WHAT YOU NEED TO DO: Restate all the material verbatim, except for the pictures.

PROVIDED MATERIAL:

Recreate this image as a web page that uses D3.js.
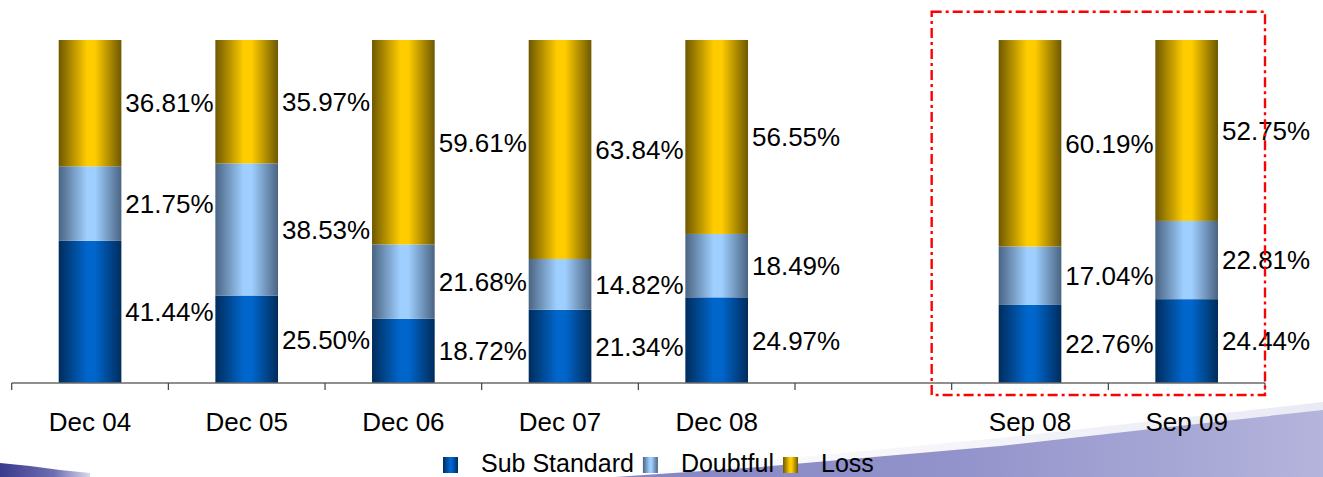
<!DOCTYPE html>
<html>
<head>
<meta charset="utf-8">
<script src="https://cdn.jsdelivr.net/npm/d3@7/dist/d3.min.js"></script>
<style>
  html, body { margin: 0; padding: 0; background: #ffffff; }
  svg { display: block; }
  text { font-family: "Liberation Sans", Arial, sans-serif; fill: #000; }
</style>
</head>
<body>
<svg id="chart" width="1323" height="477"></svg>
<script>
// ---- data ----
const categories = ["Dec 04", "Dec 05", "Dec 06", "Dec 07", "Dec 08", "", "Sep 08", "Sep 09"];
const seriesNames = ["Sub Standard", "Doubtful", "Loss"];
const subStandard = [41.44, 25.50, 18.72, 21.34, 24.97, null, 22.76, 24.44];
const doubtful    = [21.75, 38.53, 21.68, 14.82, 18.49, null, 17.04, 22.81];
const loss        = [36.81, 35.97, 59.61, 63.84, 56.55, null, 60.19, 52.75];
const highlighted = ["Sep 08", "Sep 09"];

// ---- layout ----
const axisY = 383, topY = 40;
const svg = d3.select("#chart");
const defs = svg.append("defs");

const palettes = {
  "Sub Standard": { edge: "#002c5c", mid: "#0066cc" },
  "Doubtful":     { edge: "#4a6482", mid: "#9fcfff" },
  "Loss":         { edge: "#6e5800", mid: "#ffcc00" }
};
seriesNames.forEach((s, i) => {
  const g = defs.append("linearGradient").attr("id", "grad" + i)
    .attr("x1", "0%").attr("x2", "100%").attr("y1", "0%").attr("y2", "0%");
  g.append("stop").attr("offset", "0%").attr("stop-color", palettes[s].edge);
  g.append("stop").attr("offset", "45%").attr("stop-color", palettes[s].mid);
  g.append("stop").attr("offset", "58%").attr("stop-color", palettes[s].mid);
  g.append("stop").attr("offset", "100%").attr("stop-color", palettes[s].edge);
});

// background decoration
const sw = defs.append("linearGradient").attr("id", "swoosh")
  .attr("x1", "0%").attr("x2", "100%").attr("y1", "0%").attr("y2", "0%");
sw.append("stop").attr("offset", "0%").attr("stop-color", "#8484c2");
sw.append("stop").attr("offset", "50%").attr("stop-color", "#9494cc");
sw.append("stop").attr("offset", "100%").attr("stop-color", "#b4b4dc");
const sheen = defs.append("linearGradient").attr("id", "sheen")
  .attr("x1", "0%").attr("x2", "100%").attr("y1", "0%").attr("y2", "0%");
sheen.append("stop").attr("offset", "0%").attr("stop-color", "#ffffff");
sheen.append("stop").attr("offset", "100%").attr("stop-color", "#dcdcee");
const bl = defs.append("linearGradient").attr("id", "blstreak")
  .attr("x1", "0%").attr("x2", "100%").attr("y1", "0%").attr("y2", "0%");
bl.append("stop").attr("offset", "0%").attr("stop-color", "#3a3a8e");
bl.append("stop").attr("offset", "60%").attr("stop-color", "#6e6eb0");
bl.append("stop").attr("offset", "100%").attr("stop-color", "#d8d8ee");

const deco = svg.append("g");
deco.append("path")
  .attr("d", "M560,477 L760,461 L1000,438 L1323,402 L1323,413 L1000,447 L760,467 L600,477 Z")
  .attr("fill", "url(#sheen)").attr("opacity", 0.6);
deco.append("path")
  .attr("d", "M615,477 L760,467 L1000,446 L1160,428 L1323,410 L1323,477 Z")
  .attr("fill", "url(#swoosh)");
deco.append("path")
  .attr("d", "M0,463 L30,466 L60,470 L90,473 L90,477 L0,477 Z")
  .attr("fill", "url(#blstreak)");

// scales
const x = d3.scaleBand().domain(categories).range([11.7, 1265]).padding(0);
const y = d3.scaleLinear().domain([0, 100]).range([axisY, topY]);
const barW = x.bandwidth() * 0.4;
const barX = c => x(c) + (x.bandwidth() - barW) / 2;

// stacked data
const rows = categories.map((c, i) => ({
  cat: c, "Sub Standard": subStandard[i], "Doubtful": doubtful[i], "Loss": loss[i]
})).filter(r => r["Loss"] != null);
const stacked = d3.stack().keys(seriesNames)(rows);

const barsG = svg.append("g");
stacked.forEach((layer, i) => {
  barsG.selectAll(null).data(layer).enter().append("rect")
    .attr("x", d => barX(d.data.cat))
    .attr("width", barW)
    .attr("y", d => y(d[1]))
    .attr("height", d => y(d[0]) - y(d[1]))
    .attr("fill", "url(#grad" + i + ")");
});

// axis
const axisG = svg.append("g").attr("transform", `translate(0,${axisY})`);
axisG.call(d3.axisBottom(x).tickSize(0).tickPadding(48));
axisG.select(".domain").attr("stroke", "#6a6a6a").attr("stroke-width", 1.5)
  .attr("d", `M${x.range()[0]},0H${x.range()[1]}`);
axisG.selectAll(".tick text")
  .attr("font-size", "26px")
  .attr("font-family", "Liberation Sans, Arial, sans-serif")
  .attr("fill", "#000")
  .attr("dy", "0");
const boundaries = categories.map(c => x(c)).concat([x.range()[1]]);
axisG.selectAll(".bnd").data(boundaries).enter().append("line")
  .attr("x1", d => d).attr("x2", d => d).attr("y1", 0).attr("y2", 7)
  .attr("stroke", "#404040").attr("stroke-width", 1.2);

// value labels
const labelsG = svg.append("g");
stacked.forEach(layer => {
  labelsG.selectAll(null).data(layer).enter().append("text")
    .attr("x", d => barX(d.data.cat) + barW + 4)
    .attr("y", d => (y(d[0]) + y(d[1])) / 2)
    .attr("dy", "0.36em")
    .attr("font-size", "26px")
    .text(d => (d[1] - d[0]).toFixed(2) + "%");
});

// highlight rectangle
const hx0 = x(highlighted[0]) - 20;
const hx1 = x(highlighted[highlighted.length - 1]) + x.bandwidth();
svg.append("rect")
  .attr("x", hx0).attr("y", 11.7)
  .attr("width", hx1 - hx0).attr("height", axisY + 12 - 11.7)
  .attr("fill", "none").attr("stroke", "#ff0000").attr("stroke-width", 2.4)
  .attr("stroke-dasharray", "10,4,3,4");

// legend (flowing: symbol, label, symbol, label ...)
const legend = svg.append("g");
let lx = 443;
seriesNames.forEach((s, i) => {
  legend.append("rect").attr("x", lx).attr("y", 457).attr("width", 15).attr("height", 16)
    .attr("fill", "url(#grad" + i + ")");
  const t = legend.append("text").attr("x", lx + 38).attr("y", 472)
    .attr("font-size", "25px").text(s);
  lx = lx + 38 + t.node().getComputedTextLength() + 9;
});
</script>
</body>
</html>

ANSWER IN FULL:
Recreate this image as a web page that uses D3.js.
<!DOCTYPE html>
<html>
<head>
<meta charset="utf-8">
<script src="https://cdn.jsdelivr.net/npm/d3@7/dist/d3.min.js"></script>
<style>
  html, body { margin: 0; padding: 0; background: #ffffff; }
  svg { display: block; }
  text { font-family: "Liberation Sans", Arial, sans-serif; fill: #000; }
</style>
</head>
<body>
<svg id="chart" width="1323" height="477"></svg>
<script>
// ---- data ----
const categories = ["Dec 04", "Dec 05", "Dec 06", "Dec 07", "Dec 08", "", "Sep 08", "Sep 09"];
const seriesNames = ["Sub Standard", "Doubtful", "Loss"];
const subStandard = [41.44, 25.50, 18.72, 21.34, 24.97, null, 22.76, 24.44];
const doubtful    = [21.75, 38.53, 21.68, 14.82, 18.49, null, 17.04, 22.81];
const loss        = [36.81, 35.97, 59.61, 63.84, 56.55, null, 60.19, 52.75];
const highlighted = ["Sep 08", "Sep 09"];

// ---- layout ----
const axisY = 383, topY = 40;
const svg = d3.select("#chart");
const defs = svg.append("defs");

const palettes = {
  "Sub Standard": { edge: "#002c5c", mid: "#0066cc" },
  "Doubtful":     { edge: "#4a6482", mid: "#9fcfff" },
  "Loss":         { edge: "#6e5800", mid: "#ffcc00" }
};
seriesNames.forEach((s, i) => {
  const g = defs.append("linearGradient").attr("id", "grad" + i)
    .attr("x1", "0%").attr("x2", "100%").attr("y1", "0%").attr("y2", "0%");
  g.append("stop").attr("offset", "0%").attr("stop-color", palettes[s].edge);
  g.append("stop").attr("offset", "45%").attr("stop-color", palettes[s].mid);
  g.append("stop").attr("offset", "58%").attr("stop-color", palettes[s].mid);
  g.append("stop").attr("offset", "100%").attr("stop-color", palettes[s].edge);
});

// background decoration
const sw = defs.append("linearGradient").attr("id", "swoosh")
  .attr("x1", "0%").attr("x2", "100%").attr("y1", "0%").attr("y2", "0%");
sw.append("stop").attr("offset", "0%").attr("stop-color", "#8484c2");
sw.append("stop").attr("offset", "50%").attr("stop-color", "#9494cc");
sw.append("stop").attr("offset", "100%").attr("stop-color", "#b4b4dc");
const sheen = defs.append("linearGradient").attr("id", "sheen")
  .attr("x1", "0%").attr("x2", "100%").attr("y1", "0%").attr("y2", "0%");
sheen.append("stop").attr("offset", "0%").attr("stop-color", "#ffffff");
sheen.append("stop").attr("offset", "100%").attr("stop-color", "#dcdcee");
const bl = defs.append("linearGradient").attr("id", "blstreak")
  .attr("x1", "0%").attr("x2", "100%").attr("y1", "0%").attr("y2", "0%");
bl.append("stop").attr("offset", "0%").attr("stop-color", "#3a3a8e");
bl.append("stop").attr("offset", "60%").attr("stop-color", "#6e6eb0");
bl.append("stop").attr("offset", "100%").attr("stop-color", "#d8d8ee");

const deco = svg.append("g");
deco.append("path")
  .attr("d", "M560,477 L760,461 L1000,438 L1323,402 L1323,413 L1000,447 L760,467 L600,477 Z")
  .attr("fill", "url(#sheen)").attr("opacity", 0.6);
deco.append("path")
  .attr("d", "M615,477 L760,467 L1000,446 L1160,428 L1323,410 L1323,477 Z")
  .attr("fill", "url(#swoosh)");
deco.append("path")
  .attr("d", "M0,463 L30,466 L60,470 L90,473 L90,477 L0,477 Z")
  .attr("fill", "url(#blstreak)");

// scales
const x = d3.scaleBand().domain(categories).range([11.7, 1265]).padding(0);
const y = d3.scaleLinear().domain([0, 100]).range([axisY, topY]);
const barW = x.bandwidth() * 0.4;
const barX = c => x(c) + (x.bandwidth() - barW) / 2;

// stacked data
const rows = categories.map((c, i) => ({
  cat: c, "Sub Standard": subStandard[i], "Doubtful": doubtful[i], "Loss": loss[i]
})).filter(r => r["Loss"] != null);
const stacked = d3.stack().keys(seriesNames)(rows);

const barsG = svg.append("g");
stacked.forEach((layer, i) => {
  barsG.selectAll(null).data(layer).enter().append("rect")
    .attr("x", d => barX(d.data.cat))
    .attr("width", barW)
    .attr("y", d => y(d[1]))
    .attr("height", d => y(d[0]) - y(d[1]))
    .attr("fill", "url(#grad" + i + ")");
});

// axis
const axisG = svg.append("g").attr("transform", `translate(0,${axisY})`);
axisG.call(d3.axisBottom(x).tickSize(0).tickPadding(48));
axisG.select(".domain").attr("stroke", "#6a6a6a").attr("stroke-width", 1.5)
  .attr("d", `M${x.range()[0]},0H${x.range()[1]}`);
axisG.selectAll(".tick text")
  .attr("font-size", "26px")
  .attr("font-family", "Liberation Sans, Arial, sans-serif")
  .attr("fill", "#000")
  .attr("dy", "0");
const boundaries = categories.map(c => x(c)).concat([x.range()[1]]);
axisG.selectAll(".bnd").data(boundaries).enter().append("line")
  .attr("x1", d => d).attr("x2", d => d).attr("y1", 0).attr("y2", 7)
  .attr("stroke", "#404040").attr("stroke-width", 1.2);

// value labels
const labelsG = svg.append("g");
stacked.forEach(layer => {
  labelsG.selectAll(null).data(layer).enter().append("text")
    .attr("x", d => barX(d.data.cat) + barW + 4)
    .attr("y", d => (y(d[0]) + y(d[1])) / 2)
    .attr("dy", "0.36em")
    .attr("font-size", "26px")
    .text(d => (d[1] - d[0]).toFixed(2) + "%");
});

// highlight rectangle
const hx0 = x(highlighted[0]) - 20;
const hx1 = x(highlighted[highlighted.length - 1]) + x.bandwidth();
svg.append("rect")
  .attr("x", hx0).attr("y", 11.7)
  .attr("width", hx1 - hx0).attr("height", axisY + 12 - 11.7)
  .attr("fill", "none").attr("stroke", "#ff0000").attr("stroke-width", 2.4)
  .attr("stroke-dasharray", "10,4,3,4");

// legend (flowing: symbol, label, symbol, label ...)
const legend = svg.append("g");
let lx = 443;
seriesNames.forEach((s, i) => {
  legend.append("rect").attr("x", lx).attr("y", 457).attr("width", 15).attr("height", 16)
    .attr("fill", "url(#grad" + i + ")");
  const t = legend.append("text").attr("x", lx + 38).attr("y", 472)
    .attr("font-size", "25px").text(s);
  lx = lx + 38 + t.node().getComputedTextLength() + 9;
});
</script>
</body>
</html>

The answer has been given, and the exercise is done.